**Information shown**

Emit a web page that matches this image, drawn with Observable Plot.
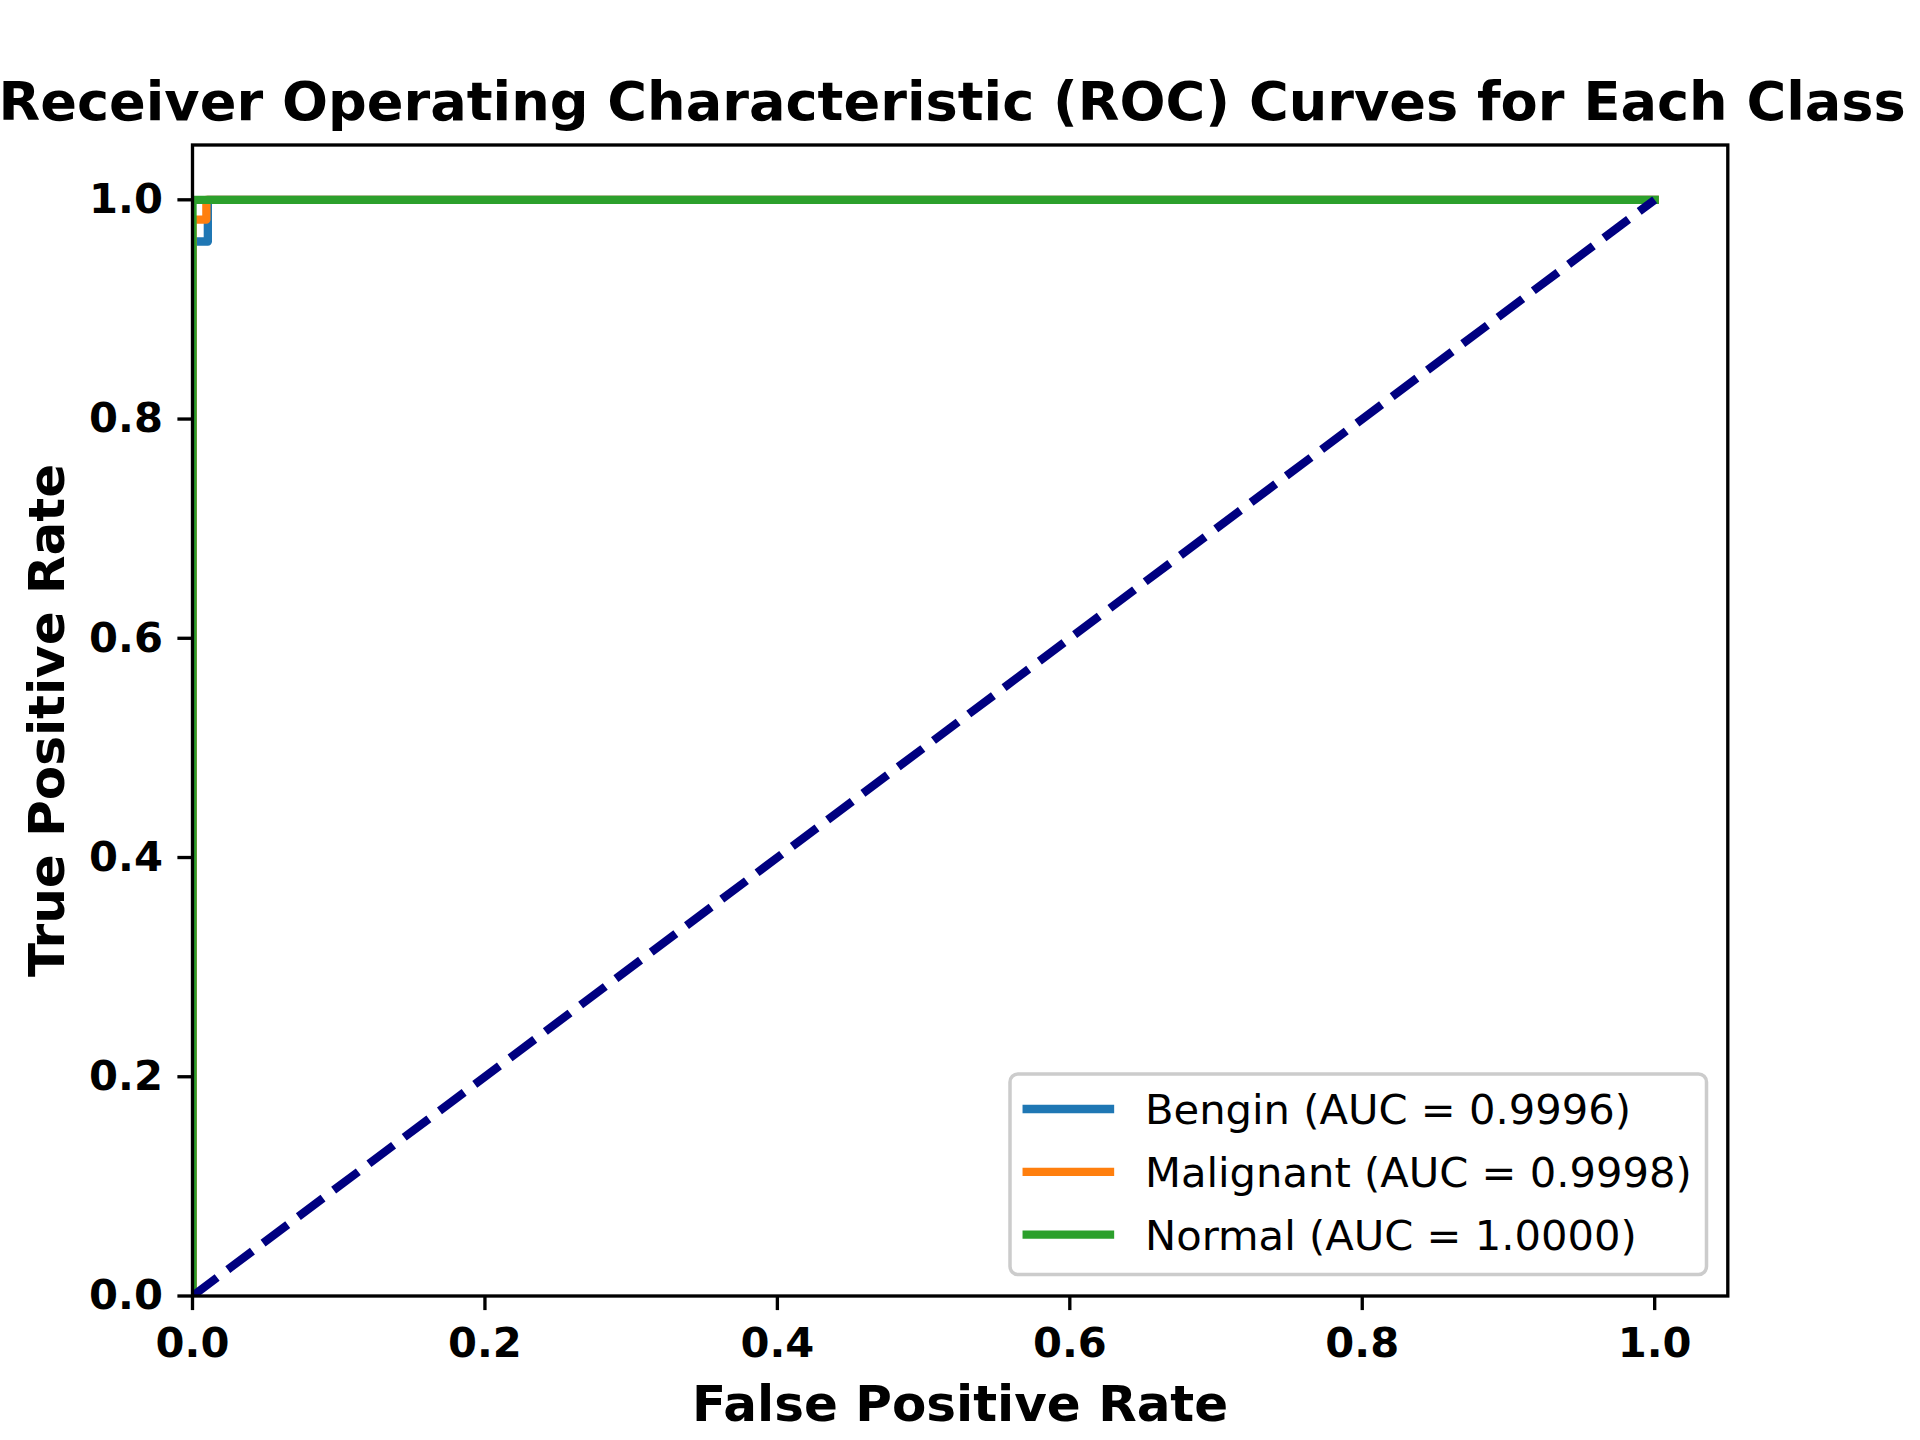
<!DOCTYPE html>
<html>
<head>
<meta charset="utf-8">
<script src="https://cdn.jsdelivr.net/npm/d3@7"></script>
<script src="https://cdn.jsdelivr.net/npm/@observablehq/plot@0.6"></script>
<style>
  html, body { margin: 0; padding: 0; background: #ffffff; }
  #chart { width: 1920px; height: 1440px; }
</style>
</head>
<body>
<div id="chart"></div>
<script>
// ---- data ----
const titleText = "Receiver Operating Characteristic (ROC) Curves for Each Class";
const xLabel = "False Positive Rate";
const yLabel = "True Positive Rate";
const classNames = ["Bengin", "Malignant", "Normal"];
const aucValues = [0.9996, 0.9998, 1.0000];
const classColors = ["#1f77b4", "#ff7f0e", "#2ca02c"];
const fprBengin = [0, 0, 0.0105, 0.0105, 1];
const tprBengin = [0, 0.962, 0.962, 1, 1];
const fprMalignant = [0, 0, 0.0095, 0.0095, 1];
const tprMalignant = [0, 0.982, 0.982, 1, 1];
const fprNormal = [0, 0, 1];
const tprNormal = [0, 1, 1];
const chanceX = [0, 1];
const chanceY = [0, 1];
const xTicks = [0, 0.2, 0.4, 0.6, 0.8, 1.0];
const yTicks = [0, 0.2, 0.4, 0.6, 0.8, 1.0];

// ---- tables built from the arrays ----
const fprs = [fprBengin, fprMalignant, fprNormal];
const tprs = [tprBengin, tprMalignant, tprNormal];
const curveRows = classNames.flatMap((cls, k) =>
  fprs[k].map((x, i) => ({cls, x, y: tprs[k][i]}))
);
const chanceRows = chanceX.map((x, i) => ({x, y: chanceY[i]}));

const FONT = "'DejaVu Sans', sans-serif";
const LW = 8.33;     // 2pt at 300 dpi
const SPINE = 3.33;  // 0.8pt
const TICKFS = 41.67;

const plot = Plot.plot({
  width: 1920,
  height: 1440,
  marginLeft: 192,
  marginRight: 192.7,
  marginTop: 144.5,
  marginBottom: 144.5,
  style: {fontFamily: FONT, fontSize: TICKFS + "px", background: "#ffffff", color: "black", overflow: "visible"},
  x: {domain: [0, 1.05]},
  y: {domain: [0, 1.05]},
  color: {domain: classNames, range: classColors},
  marks: [
    Plot.line(curveRows, {
      x: "x", y: "y", z: "cls", stroke: "cls",
      strokeWidth: LW, strokeLinecap: "square", strokeLinejoin: "round",
      curve: "linear", clip: true
    }),
    Plot.line(chanceRows, {
      x: "x", y: "y", stroke: "#000080",
      strokeWidth: LW, strokeDasharray: "30.8,13.3", strokeLinecap: "butt",
      clip: true
    }),
    Plot.frame({stroke: "black", strokeWidth: SPINE}),
    Plot.axisX({
      ticks: xTicks, tickFormat: d3.format(".1f"), tickSize: 14.6, tickPadding: 17,
      fontSize: TICKFS, fontWeight: "bold", strokeWidth: SPINE, label: null
    }),
    Plot.axisY({
      ticks: yTicks, tickFormat: d3.format(".1f"), tickSize: 14.6, tickPadding: 15,
      fontSize: TICKFS, fontWeight: "bold", strokeWidth: SPINE, label: null
    }),
    Plot.text([titleText], {
      frameAnchor: "top", dx: -8, dy: -25, lineAnchor: "bottom", textAnchor: "middle",
      fontSize: 54.17, fontWeight: "bold", fill: "black"
    }),
    Plot.text([xLabel], {
      frameAnchor: "bottom", dy: 124.5, lineAnchor: "bottom", textAnchor: "middle",
      fontSize: 50, fontWeight: "bold", fill: "black"
    }),
    Plot.text([yLabel], {
      frameAnchor: "left", dx: -129, rotate: -90, lineAnchor: "bottom", textAnchor: "middle",
      fontSize: 50, fontWeight: "bold", fill: "black"
    })
  ]
});

// ---- legend (lower right, matplotlib style) ----
const svg = d3.select(plot);
const lg = svg.append("g").attr("class", "legend");
const boxX = 1010, boxY = 1074, boxW = 696.5, boxH = 200.5;
lg.append("rect")
  .attr("x", boxX).attr("y", boxY).attr("width", boxW).attr("height", boxH)
  .attr("rx", 8).attr("ry", 8)
  .attr("fill", "white").attr("fill-opacity", 0.8)
  .attr("stroke", "#cccccc").attr("stroke-width", 3.5);
const rowY0 = 1109, rowStep = 62.85;
classNames.forEach((name, i) => {
  const cy = rowY0 + i * rowStep;
  lg.append("line")
    .attr("x1", 1026.7).attr("x2", 1110).attr("y1", cy).attr("y2", cy)
    .attr("stroke", classColors[i]).attr("stroke-width", LW)
    .attr("stroke-linecap", "square");
  lg.append("text")
    .attr("x", 1145).attr("y", cy + 15)
    .attr("text-anchor", "start")
    .attr("font-family", FONT).attr("font-size", TICKFS).attr("font-weight", "normal")
    .attr("fill", "black")
    .text(`${name} (AUC = ${aucValues[i].toFixed(4)})`);
});

document.getElementById("chart").appendChild(plot);
</script>
</body>
</html>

**What the task asks**
Pictures are to be left out; repeat all the remaining data exactly.

**Exercise solution**
Emit a web page that matches this image, drawn with Observable Plot.
<!DOCTYPE html>
<html>
<head>
<meta charset="utf-8">
<script src="https://cdn.jsdelivr.net/npm/d3@7"></script>
<script src="https://cdn.jsdelivr.net/npm/@observablehq/plot@0.6"></script>
<style>
  html, body { margin: 0; padding: 0; background: #ffffff; }
  #chart { width: 1920px; height: 1440px; }
</style>
</head>
<body>
<div id="chart"></div>
<script>
// ---- data ----
const titleText = "Receiver Operating Characteristic (ROC) Curves for Each Class";
const xLabel = "False Positive Rate";
const yLabel = "True Positive Rate";
const classNames = ["Bengin", "Malignant", "Normal"];
const aucValues = [0.9996, 0.9998, 1.0000];
const classColors = ["#1f77b4", "#ff7f0e", "#2ca02c"];
const fprBengin = [0, 0, 0.0105, 0.0105, 1];
const tprBengin = [0, 0.962, 0.962, 1, 1];
const fprMalignant = [0, 0, 0.0095, 0.0095, 1];
const tprMalignant = [0, 0.982, 0.982, 1, 1];
const fprNormal = [0, 0, 1];
const tprNormal = [0, 1, 1];
const chanceX = [0, 1];
const chanceY = [0, 1];
const xTicks = [0, 0.2, 0.4, 0.6, 0.8, 1.0];
const yTicks = [0, 0.2, 0.4, 0.6, 0.8, 1.0];

// ---- tables built from the arrays ----
const fprs = [fprBengin, fprMalignant, fprNormal];
const tprs = [tprBengin, tprMalignant, tprNormal];
const curveRows = classNames.flatMap((cls, k) =>
  fprs[k].map((x, i) => ({cls, x, y: tprs[k][i]}))
);
const chanceRows = chanceX.map((x, i) => ({x, y: chanceY[i]}));

const FONT = "'DejaVu Sans', sans-serif";
const LW = 8.33;     // 2pt at 300 dpi
const SPINE = 3.33;  // 0.8pt
const TICKFS = 41.67;

const plot = Plot.plot({
  width: 1920,
  height: 1440,
  marginLeft: 192,
  marginRight: 192.7,
  marginTop: 144.5,
  marginBottom: 144.5,
  style: {fontFamily: FONT, fontSize: TICKFS + "px", background: "#ffffff", color: "black", overflow: "visible"},
  x: {domain: [0, 1.05]},
  y: {domain: [0, 1.05]},
  color: {domain: classNames, range: classColors},
  marks: [
    Plot.line(curveRows, {
      x: "x", y: "y", z: "cls", stroke: "cls",
      strokeWidth: LW, strokeLinecap: "square", strokeLinejoin: "round",
      curve: "linear", clip: true
    }),
    Plot.line(chanceRows, {
      x: "x", y: "y", stroke: "#000080",
      strokeWidth: LW, strokeDasharray: "30.8,13.3", strokeLinecap: "butt",
      clip: true
    }),
    Plot.frame({stroke: "black", strokeWidth: SPINE}),
    Plot.axisX({
      ticks: xTicks, tickFormat: d3.format(".1f"), tickSize: 14.6, tickPadding: 17,
      fontSize: TICKFS, fontWeight: "bold", strokeWidth: SPINE, label: null
    }),
    Plot.axisY({
      ticks: yTicks, tickFormat: d3.format(".1f"), tickSize: 14.6, tickPadding: 15,
      fontSize: TICKFS, fontWeight: "bold", strokeWidth: SPINE, label: null
    }),
    Plot.text([titleText], {
      frameAnchor: "top", dx: -8, dy: -25, lineAnchor: "bottom", textAnchor: "middle",
      fontSize: 54.17, fontWeight: "bold", fill: "black"
    }),
    Plot.text([xLabel], {
      frameAnchor: "bottom", dy: 124.5, lineAnchor: "bottom", textAnchor: "middle",
      fontSize: 50, fontWeight: "bold", fill: "black"
    }),
    Plot.text([yLabel], {
      frameAnchor: "left", dx: -129, rotate: -90, lineAnchor: "bottom", textAnchor: "middle",
      fontSize: 50, fontWeight: "bold", fill: "black"
    })
  ]
});

// ---- legend (lower right, matplotlib style) ----
const svg = d3.select(plot);
const lg = svg.append("g").attr("class", "legend");
const boxX = 1010, boxY = 1074, boxW = 696.5, boxH = 200.5;
lg.append("rect")
  .attr("x", boxX).attr("y", boxY).attr("width", boxW).attr("height", boxH)
  .attr("rx", 8).attr("ry", 8)
  .attr("fill", "white").attr("fill-opacity", 0.8)
  .attr("stroke", "#cccccc").attr("stroke-width", 3.5);
const rowY0 = 1109, rowStep = 62.85;
classNames.forEach((name, i) => {
  const cy = rowY0 + i * rowStep;
  lg.append("line")
    .attr("x1", 1026.7).attr("x2", 1110).attr("y1", cy).attr("y2", cy)
    .attr("stroke", classColors[i]).attr("stroke-width", LW)
    .attr("stroke-linecap", "square");
  lg.append("text")
    .attr("x", 1145).attr("y", cy + 15)
    .attr("text-anchor", "start")
    .attr("font-family", FONT).attr("font-size", TICKFS).attr("font-weight", "normal")
    .attr("fill", "black")
    .text(`${name} (AUC = ${aucValues[i].toFixed(4)})`);
});

document.getElementById("chart").appendChild(plot);
</script>
</body>
</html>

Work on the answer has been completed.